To sum up, job creation will continue beyond the industrial age as it did beyond the agricultural period. The transition should be more tolerable to vulnerable classes of poor and uneducated due to existing social systems and the democratic nature of this transition, which creates opportunities for all social classes.


This brings me to the Alice In Wonderland issue. You remember, when the cat vanished, but the grin just lingered on?

If we talk about disruption to current jobs and working habits, we need to test whether our governance models will sustain through these disruptions. Or will our tax base - let's take a simple example, social tax base - simply vanish together with industrial jobs? If we do not believe that the grin stays on without the cat, we need to assume that the social security model built on the industrial model of work cannot survive if the industrial model itself is gone. Indeed, new jobs and income-generating methods are free from the constraints of physical location, and are therefore geographically not attributable to any one state; and they are not easy to classify as employer, employee, benefits from assets, et cetera.

Worse, everybody is doing more than one thing, for more than one customer. The economy is much more centred on each individual and his or her creation of added value rather than on enterprises.

Add to this the fact that people do all these varied things intermittently and take long breaks if they can afford it. Working 12 months a year, eight hours per day for 30 years and then retiring is not an option the younger generation wants.

If we offer them societal support to opt in and out, what would be the result? Many people opt out of social security plans in the early years of their career, only to plan to opt back in once they need these services such as medical benefits or putting kids through school. Pension systems are the only ones which do not allow full benefits if you opt in later in your career. But medical, educational and all other systems are 100 per cent vulnerable.

We lose the best part of the tax income from the life-cycle value creation of each individual - the years between 20 and 35, maybe longer, if the need to have and school kids are not there. And they will then later opt in.

It is not sustainable or tolerable for governments.

Governments need to start thinking about how they will replace the current models' tax river - flowing in from the lifetime of careers defined as employee, employer, enterprise, independent worker, renter - with new streams. There will not be a river, rather an intermittent trickle from various streams. They may not be linked with any geographical state at all.

We are hunting down huge companies to make them pay their fair share of tax in every country. Imagine trying to come to terms with every digital job nomad on where they need to pay their taxes. Yet we want them to pay and be somehow connected to our society's social security network. They want it too, but the effort to stay in one place, one job, permanently or with certain allowed gaps in order not to lose benefits simply does not fit their understanding of work and life. We force them out with inflexibility, unless we offer them easy flexible opt-ins.

I have no answer to this disruptive development and on how to come to terms with it, but I see we need to tackle this as quickly as possible.

The ones who go quicker will win.
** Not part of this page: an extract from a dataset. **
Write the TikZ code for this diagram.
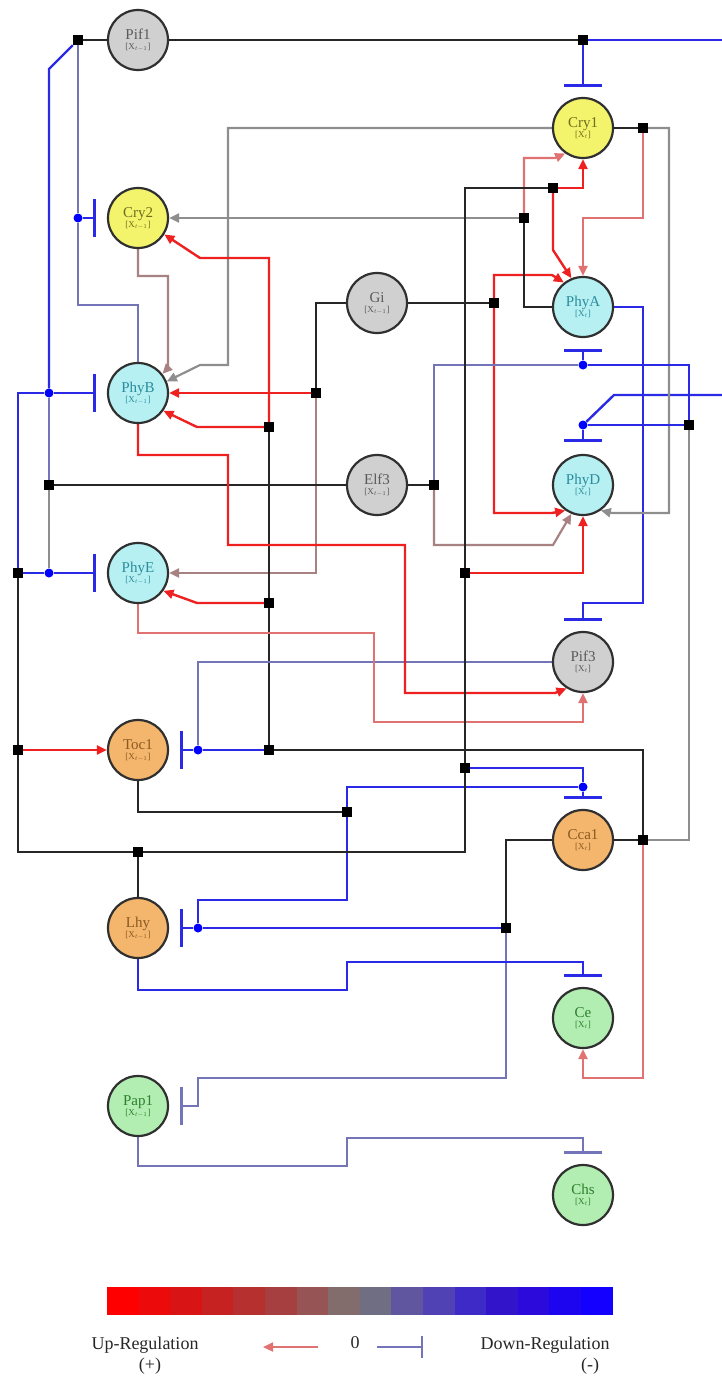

Digital and other nomads will dock only at places which offer them more flexibility in paying taxes and earning benefits.

That's the next societal disruption - changing the perceptions about jobs and social models built upon the old perceptions. The disruption is already happening, but governments all around the world are still grappling with the previous one - the digital disruption to their services model.

As an Estonian, I am relieved we can already concentrate on the new challenge as the old one for us has been solved.